When I was done, I was curious about how many guests CNBC interviewed over the course of a day. Being on live TV made me feel a bit special, but I wanted to know how special it was to be a guest. The answer was deflating and brought me right down to earth.


CNBC has about 120 guests on in a single day, day after day, year after year. Many of those guests are repeat performers, just as I became a repeat guest on CNBC during the course of the crisis. But, I was just one face in the midst of a thundering herd.


What were all of those guests doing with all of that airtime? Well, for the most part they were forecasting. They predicted stock prices, interest rates, economic growth, unemployment, commodity prices, exchange rates, you name it.


Financial TV is one big prediction engine and the audience seems to have an insatiable appetite for it. That’s natural.
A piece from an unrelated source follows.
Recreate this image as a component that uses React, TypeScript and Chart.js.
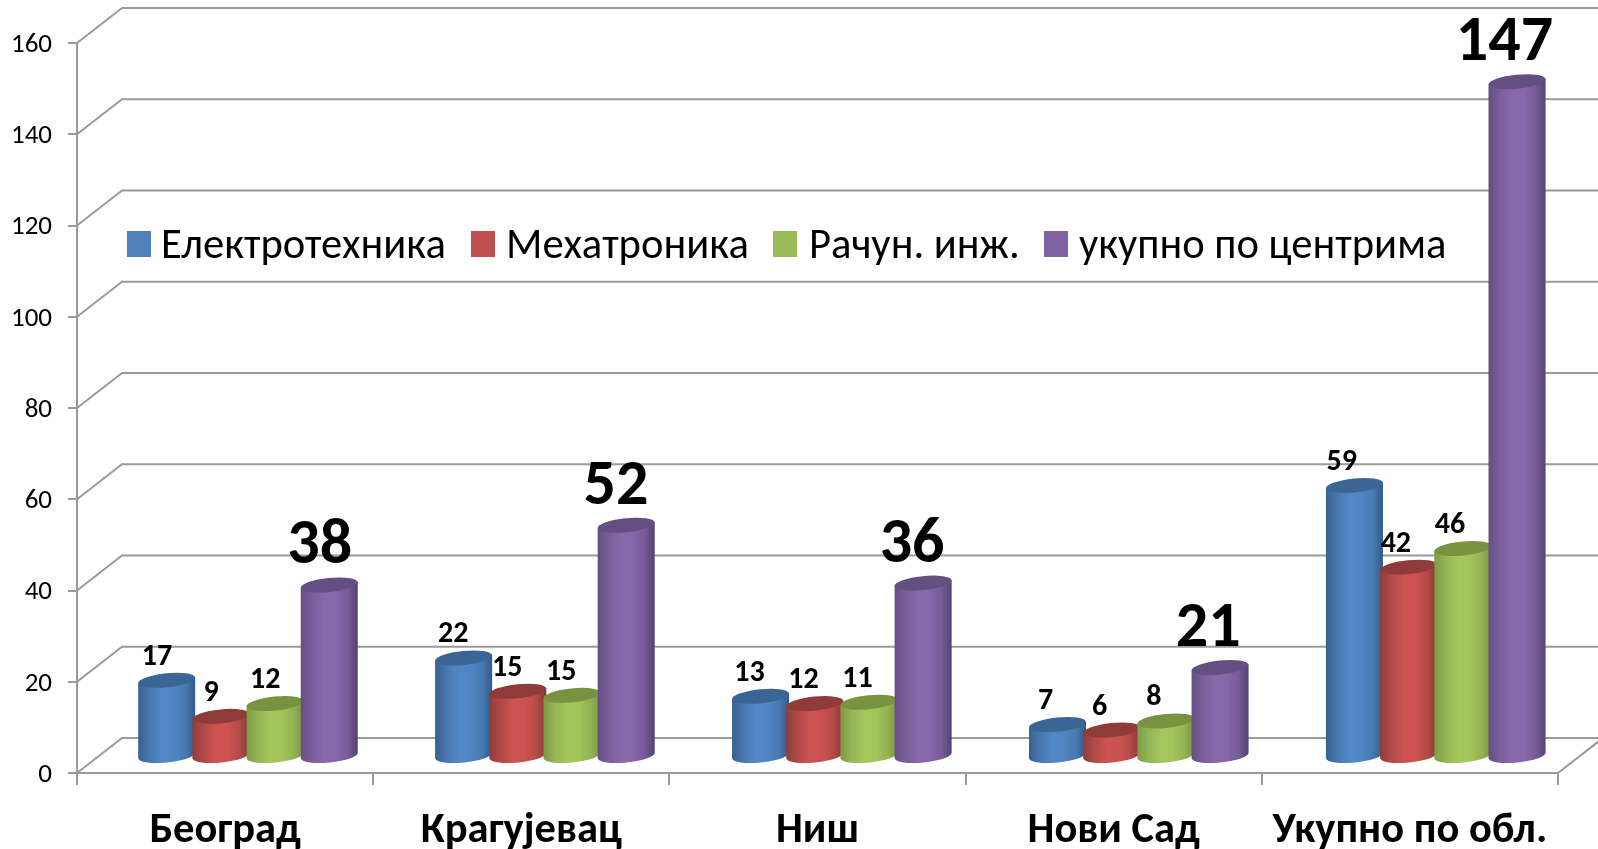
import React, { useEffect, useRef } from "react";
import { Chart, registerables } from "chart.js";

Chart.register(...registerables);

const categories = ["Београд", "Крагујевац", "Ниш", "Нови Сад", "Укупно по обл."];
const seriesNames = ["Електротехника", "Мехатроника", "Рачун. инж.", "укупно по центрима"];
// printed data labels
const electroLabels = [17, 22, 13, 7, 59];
const mechaLabels = [9, 15, 12, 6, 42];
const racunLabels = [12, 15, 11, 8, 46];
const totalLabels = [38, 52, 36, 21, 147];
// column heights
const electro = [16.7, 21.6, 13.2, 7, 59.4];
const mecha = [8.8, 14.3, 11.6, 5.8, 41.5];
const racun = [11.6, 13.4, 11.9, 7.8, 45.6];
const total = [37.6, 50.7, 38, 19.5, 147.9];
const yTicks = [0, 20, 40, 60, 80, 100, 120, 140, 160];

const legendColors = ["#4F81BD", "#C0504D", "#9BBB59", "#8064A2"];
const capColors = ["#3B6594", "#8F3B39", "#78933F", "#654E82"];
const bodyStops = [
  ["#35608F", "#4A78AE", "#5188C8", "#5085C2", "#487AB2", "#315A88"],
  ["#8E3C3A", "#B24A48", "#CD5350", "#CB524F", "#B44B48", "#863836"],
  ["#7D9A45", "#96B555", "#A5C65C", "#A3C45B", "#95B254", "#7A9442"],
  ["#644E85", "#7A5F9B", "#8868AB", "#8667A8", "#775C96", "#544170"],
];

const FONT = 'Carlito, Calibri, "Open Sans", sans-serif';
const DEPTH_X = 45;
const DEPTH_Y = 35;
const LINE = "#9A9A9A";
const legendMarkerX = [127, 471, 773, 1044];
const legendTextX = [161, 506, 809, 1079];

const barGeom = (chart: any, bar: any) => ({
  cx: bar.x + DEPTH_X / 2 + (bar.x - chart.chartArea.left) * 0.0025,
  top: bar.y - DEPTH_Y / 2 + 1,
  bottom: bar.base - DEPTH_Y / 2 + 1,
  rx: bar.width * 0.53,
});

const scene = {
  id: "scene3d",
  beforeDraw(chart: any) {
    const y = chart.scales.y;
    if (!y.$nudged) {
      y.getLabelItems(chart.chartArea).forEach((item: any) => {
        item.options.translation[1] += 2;
      });
      y.$nudged = true;
    }
  },
  beforeDatasetsDraw(chart: any) {
    const { ctx, scales, chartArea } = chart;
    const y = scales.y;
    ctx.save();
    ctx.strokeStyle = LINE;
    ctx.lineWidth = 2;
    yTicks.forEach((v) => {
      const py = y.getPixelForValue(v);
      ctx.beginPath();
      ctx.moveTo(chartArea.left, py);
      ctx.lineTo(chartArea.left + DEPTH_X, py - DEPTH_Y);
      ctx.lineTo(chart.width + 10, py - DEPTH_Y);
      ctx.stroke();
    });
    const p0 = y.getPixelForValue(0);
    ctx.beginPath();
    ctx.moveTo(chartArea.right, p0);
    ctx.lineTo(chartArea.right + DEPTH_X, p0 - DEPTH_Y);
    ctx.stroke();

    chart.data.labels.forEach((_: any, j: number) => {
      chart.data.datasets.forEach((_d: any, d: number) => {
        const bar = chart.getDatasetMeta(d).data[j];
        const { cx, top, bottom, rx } = barGeom(chart, bar);
        const ry = 7;
        const rot = -0.1;
        const lx = -Math.cos(rot) * rx;
        const ly = -Math.sin(rot) * rx;
        const g = ctx.createLinearGradient(cx - rx, 0, cx + rx, 0);
        const s = bodyStops[d];
        [0, 0.2, 0.42, 0.62, 0.82, 1].forEach((o, k) => g.addColorStop(o, s[k]));
        ctx.fillStyle = g;
        ctx.beginPath();
        ctx.moveTo(cx + lx, top + ly);
        ctx.lineTo(cx + lx, bottom + ly);
        ctx.ellipse(cx, bottom, rx, ry, rot, Math.PI, 0, true);
        ctx.lineTo(cx - lx, top - ly);
        ctx.closePath();
        ctx.fill();
        ctx.fillStyle = capColors[d];
        ctx.beginPath();
        ctx.ellipse(cx, top, rx, ry, rot, 0, Math.PI * 2);
        ctx.fill();
      });
    });
    ctx.restore();
    return false;
  },
  afterDraw(chart: any) {
    const { ctx } = chart;
    ctx.save();
    ctx.textAlign = "center";
    ctx.textBaseline = "middle";
    ctx.fillStyle = "#000";
    chart.data.datasets.forEach((ds: any, d: number) => {
      const big = d === 3;
      ctx.font = `bold ${big ? 64 : 30}px ${FONT}`;
      chart.getDatasetMeta(d).data.forEach((bar: any, j: number) => {
        const { top } = barGeom(chart, bar);
        const lx = bar.x + DEPTH_X / 2 - (big ? 9 : 9.5);
        ctx.fillText(String(ds.printed[j]), lx, top - (big ? 37.5 : 23));
      });
    });
    ctx.font = `42.6px ${FONT}`;
    ctx.textAlign = "left";
    seriesNames.forEach((name, i) => {
      ctx.fillStyle = legendColors[i];
      ctx.fillRect(legendMarkerX[i], 231, 24, 26);
      ctx.fillStyle = "#000";
      ctx.fillText(name, legendTextX[i], 247);
    });
    ctx.restore();
  },
};

export default function App() {
  const ref = useRef<HTMLCanvasElement>(null);
  useEffect(() => {
    const printed = [electroLabels, mechaLabels, racunLabels, totalLabels];
    const chart = new Chart(ref.current!, {
      type: "bar",
      data: {
        labels: categories,
        datasets: [electro, mecha, racun, total].map((data, i) => ({
          label: seriesNames[i],
          data,
          printed: printed[i],
          backgroundColor: legendColors[i],
          categoryPercentage: 0.73,
          barPercentage: 1,
        })),
      },
      options: {
        responsive: false,
        animation: false,
        layout: { padding: { top: 43, right: 40, left: 0, bottom: 0 } },
        plugins: { legend: { display: false }, tooltip: { enabled: false } },
        scales: {
          x: {
            afterFit: (s: any) => { s.height = 76; },
            border: { display: true, color: LINE, width: 2 },
            grid: { drawOnChartArea: false, drawTicks: true, tickLength: 12, color: LINE, lineWidth: 2, offset: true },
            ticks: { color: "#000", font: { family: FONT, size: 42.5, weight: "bold" }, padding: 21, maxRotation: 0, autoSkip: false },
          },
          y: {
            min: 0,
            max: 160,
            afterFit: (s: any) => { s.width = 77; },
            afterBuildTicks: (s: any) => { s.ticks = yTicks.map((value) => ({ value })); },
            border: { display: true, color: LINE, width: 2 },
            grid: { drawOnChartArea: false, drawTicks: true, tickLength: 9, color: LINE, lineWidth: 2 },
            ticks: { color: "#000", font: { family: FONT, size: 27 }, padding: 16 },
          },
        },
      },
      plugins: [scene],
    } as any);
    return () => chart.destroy();
  }, []);
  return (
    <div style={{ position: "fixed", left: 0, top: 0, width: 1598, height: 849, background: "#fff" }}>
      <canvas ref={ref} width={1598} height={849} style={{ display: "block" }} />
    </div>
  );
}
Humans and markets dislike uncertainty, and anyone who can shed some light on the future is bound to find an audience.


Which begs a question: How accurate are those predictions?


No one expects perfection or anything close to it. A forecaster who turns out to be accurate 70% of the time is way ahead of the crowd. In fact, if you can be accurate just 55% of the time, you’re in a position to make money since you’ll be right more than you’re wrong. If you size your bets properly and cut losses, a 55% batting average will produce above average returns.


Even monkeys can join in the game. If you’re forecasting random binary outcomes (stocks up or down, rates high or low, etc.), a trained monkey will have a 50% batting average. The reason is that the monkey knows nothing and just points to a random result.


Random pointing with random outcomes over a sustained period will be “right” half the time and “wrong” half the time, for a 50% forecasting record. You won’t make any money with that, but you won’t lose any either. It’s a push.


So, if 70% accuracy is uncanny, 55% accuracy is OK, and 50% accuracy is achieved by trained monkeys, how do actual professional forecasters do? The answer is less than 50%.


In short, professional forecasters are worse than trained monkeys at predicting markets.


Need proof? Every year, the Federal Reserve forecasts economic growth on a one-year forward basis. And it’s been wrong every year for the better part of a decade. When I say “wrong” I mean by orders of magnitude.


If the Fed forecast 3.5% growth and actual growth was 3.3%, I would consider that to be awesome.


But, the Fed would forecast 3.5% growth and it would come in at 2.2%. That’s not even close considering that growth is confined to plus or minus 4% in the vast majority of years.


If you have defective and obsolete models, you will produce incorrect analysis and bad policy every time. There’s no better example of this than the Federal Reserve.


The Fed uses equilibrium models to understand an economy that is not an equilibrium system; it’s a complex dynamic system. The Fed uses the Phillips curve to understand the relationship between unemployment and inflation when 50 years of data say there is no fixed relationship.


The Fed uses what’s called value-at-risk modeling based on normally distributed events when the evidence is clear that the degree distribution of risk events is a power curve, not a normal or bell curve.